>>>

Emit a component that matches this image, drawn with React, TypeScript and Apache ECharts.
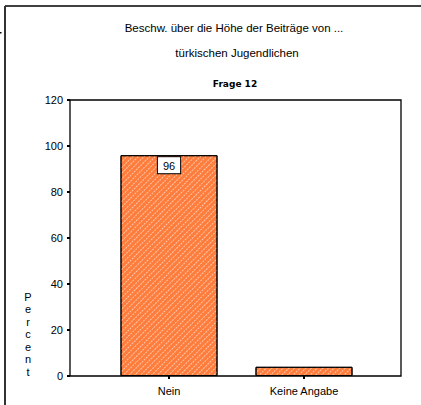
import React, { useEffect, useRef } from "react";
import * as echarts from "echarts";

const categories = ["Nein", "Keine Angabe"];
const percentValues = [96, 4];
const valueLabels = ["96", ""];
const yTicks = [0, 20, 40, 60, 80, 100, 120];
const titleLines = ["Beschw. über die Höhe der Beiträge von ...", "türkischen Jugendlichen"];
const subTitle = "Frage 12";
const yAxisName = "Percent";

export default function App() {
  const ref = useRef<HTMLDivElement>(null);
  useEffect(() => {
    if (!ref.current) return;
    const chart = echarts.init(ref.current, undefined, { renderer: "svg" });
    const yMin = yTicks[0];
    const yMax = yTicks[yTicks.length - 1];
    const yInterval = yTicks[1] - yTicks[0];
    const font = "Liberation Sans";
    chart.setOption({
      animation: false,
      aria: { enabled: true, decal: { show: true } },
      grid: [
        { left: 70, top: 100, width: 331, height: 276, show: true, borderColor: "#000", borderWidth: 1.3, backgroundColor: "transparent" },
        { left: 101.5, top: 100, width: 270, height: 276 },
      ],
      xAxis: [
        { gridIndex: 0, type: "value", min: 0, max: 1, show: false },
        {
          gridIndex: 1,
          type: "category",
          data: categories,
          axisLine: { show: false },
          axisTick: { show: true, alignWithLabel: true, length: 3, lineStyle: { color: "#000", width: 2 } },
          axisLabel: { color: "#000", fontSize: 11, fontFamily: font, margin: 9, interval: 0 },
        },
      ],
      yAxis: [
        {
          gridIndex: 0,
          type: "value",
          min: yMin,
          max: yMax,
          interval: yInterval,
          axisLine: { show: false },
          splitLine: { show: false },
          axisTick: { show: true, length: 3, lineStyle: { color: "#000", width: 2 } },
          axisLabel: { color: "#000", fontSize: 11, fontFamily: font, margin: 7 },
        },
        { gridIndex: 1, type: "value", min: yMin, max: yMax, interval: yInterval, show: false },
      ],
      series: [
        {
          type: "bar",
          xAxisIndex: 1,
          yAxisIndex: 1,
          barWidth: 97,
          data: percentValues.map((v, i) => ({
            value: v,
            label: {
              show: valueLabels[i] !== "",
              formatter: valueLabels[i],
            },
          })),
          itemStyle: {
            color: "#ff7d3c",
            borderColor: "#000",
            borderWidth: 1,
            decal: {
              symbol: "rect",
              symbolSize: 1,
              dashArrayX: [[2, 1]],
              dashArrayY: [1, 3],
              rotation: -Math.PI / 4,
              color: "rgba(255,255,255,0.55)",
            },
          },
          label: {
            position: "insideTop",
            distance: 2,
            color: "#000",
            fontSize: 11,
            fontFamily: font,
            backgroundColor: "#fff",
            borderColor: "#000",
            borderWidth: 1,
            padding: [3, 5, 2, 5],
          },
        },
      ],
      graphic: [
        { type: "line", shape: { x1: 5, y1: 6, x2: 421, y2: 6 }, style: { stroke: "#000", lineWidth: 1.5 } },
        { type: "line", shape: { x1: 5, y1: 6, x2: 5, y2: 405 }, style: { stroke: "#333", lineWidth: 2 } },
        { type: "rect", shape: { x: 0, y: 32, width: 1.5, height: 1.5 }, style: { fill: "#000" } },
        {
          type: "text",
          x: 234,
          y: 28,
          style: { text: titleLines[0], fill: "#000", font: `11.5px "${font}"`, align: "center", verticalAlign: "middle" },
        },
        {
          type: "text",
          x: 237,
          y: 53,
          style: { text: titleLines[1], fill: "#000", font: `11.5px "${font}"`, align: "center", verticalAlign: "middle" },
        },
        {
          type: "text",
          x: 235,
          y: 84,
          style: { text: subTitle, fill: "#000", font: `bold 9px "DejaVu Sans"`, align: "center", verticalAlign: "middle" },
        },
        {
          type: "text",
          x: 28,
          y: 334,
          style: {
            text: yAxisName.split("").join("\n"),
            fill: "#000",
            font: `11px "${font}"`,
            lineHeight: 12.5,
            align: "center",
            verticalAlign: "middle",
          },
        },
      ],
    });
    return () => chart.dispose();
  }, []);
  return <div ref={ref} style={{ position: "fixed", left: 0, top: 0, width: 421, height: 405, background: "#fff" }} />;
}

<<<

• **What is expected**
Leave out the pictures and print every line of the data exactly.

• **Solution to the exercise**
Emit a component that matches this image, drawn with React, TypeScript and Apache ECharts.
import React, { useEffect, useRef } from "react";
import * as echarts from "echarts";

const categories = ["Nein", "Keine Angabe"];
const percentValues = [96, 4];
const valueLabels = ["96", ""];
const yTicks = [0, 20, 40, 60, 80, 100, 120];
const titleLines = ["Beschw. über die Höhe der Beiträge von ...", "türkischen Jugendlichen"];
const subTitle = "Frage 12";
const yAxisName = "Percent";

export default function App() {
  const ref = useRef<HTMLDivElement>(null);
  useEffect(() => {
    if (!ref.current) return;
    const chart = echarts.init(ref.current, undefined, { renderer: "svg" });
    const yMin = yTicks[0];
    const yMax = yTicks[yTicks.length - 1];
    const yInterval = yTicks[1] - yTicks[0];
    const font = "Liberation Sans";
    chart.setOption({
      animation: false,
      aria: { enabled: true, decal: { show: true } },
      grid: [
        { left: 70, top: 100, width: 331, height: 276, show: true, borderColor: "#000", borderWidth: 1.3, backgroundColor: "transparent" },
        { left: 101.5, top: 100, width: 270, height: 276 },
      ],
      xAxis: [
        { gridIndex: 0, type: "value", min: 0, max: 1, show: false },
        {
          gridIndex: 1,
          type: "category",
          data: categories,
          axisLine: { show: false },
          axisTick: { show: true, alignWithLabel: true, length: 3, lineStyle: { color: "#000", width: 2 } },
          axisLabel: { color: "#000", fontSize: 11, fontFamily: font, margin: 9, interval: 0 },
        },
      ],
      yAxis: [
        {
          gridIndex: 0,
          type: "value",
          min: yMin,
          max: yMax,
          interval: yInterval,
          axisLine: { show: false },
          splitLine: { show: false },
          axisTick: { show: true, length: 3, lineStyle: { color: "#000", width: 2 } },
          axisLabel: { color: "#000", fontSize: 11, fontFamily: font, margin: 7 },
        },
        { gridIndex: 1, type: "value", min: yMin, max: yMax, interval: yInterval, show: false },
      ],
      series: [
        {
          type: "bar",
          xAxisIndex: 1,
          yAxisIndex: 1,
          barWidth: 97,
          data: percentValues.map((v, i) => ({
            value: v,
            label: {
              show: valueLabels[i] !== "",
              formatter: valueLabels[i],
            },
          })),
          itemStyle: {
            color: "#ff7d3c",
            borderColor: "#000",
            borderWidth: 1,
            decal: {
              symbol: "rect",
              symbolSize: 1,
              dashArrayX: [[2, 1]],
              dashArrayY: [1, 3],
              rotation: -Math.PI / 4,
              color: "rgba(255,255,255,0.55)",
            },
          },
          label: {
            position: "insideTop",
            distance: 2,
            color: "#000",
            fontSize: 11,
            fontFamily: font,
            backgroundColor: "#fff",
            borderColor: "#000",
            borderWidth: 1,
            padding: [3, 5, 2, 5],
          },
        },
      ],
      graphic: [
        { type: "line", shape: { x1: 5, y1: 6, x2: 421, y2: 6 }, style: { stroke: "#000", lineWidth: 1.5 } },
        { type: "line", shape: { x1: 5, y1: 6, x2: 5, y2: 405 }, style: { stroke: "#333", lineWidth: 2 } },
        { type: "rect", shape: { x: 0, y: 32, width: 1.5, height: 1.5 }, style: { fill: "#000" } },
        {
          type: "text",
          x: 234,
          y: 28,
          style: { text: titleLines[0], fill: "#000", font: `11.5px "${font}"`, align: "center", verticalAlign: "middle" },
        },
        {
          type: "text",
          x: 237,
          y: 53,
          style: { text: titleLines[1], fill: "#000", font: `11.5px "${font}"`, align: "center", verticalAlign: "middle" },
        },
        {
          type: "text",
          x: 235,
          y: 84,
          style: { text: subTitle, fill: "#000", font: `bold 9px "DejaVu Sans"`, align: "center", verticalAlign: "middle" },
        },
        {
          type: "text",
          x: 28,
          y: 334,
          style: {
            text: yAxisName.split("").join("\n"),
            fill: "#000",
            font: `11px "${font}"`,
            lineHeight: 12.5,
            align: "center",
            verticalAlign: "middle",
          },
        },
      ],
    });
    return () => chart.dispose();
  }, []);
  return <div ref={ref} style={{ position: "fixed", left: 0, top: 0, width: 421, height: 405, background: "#fff" }} />;
}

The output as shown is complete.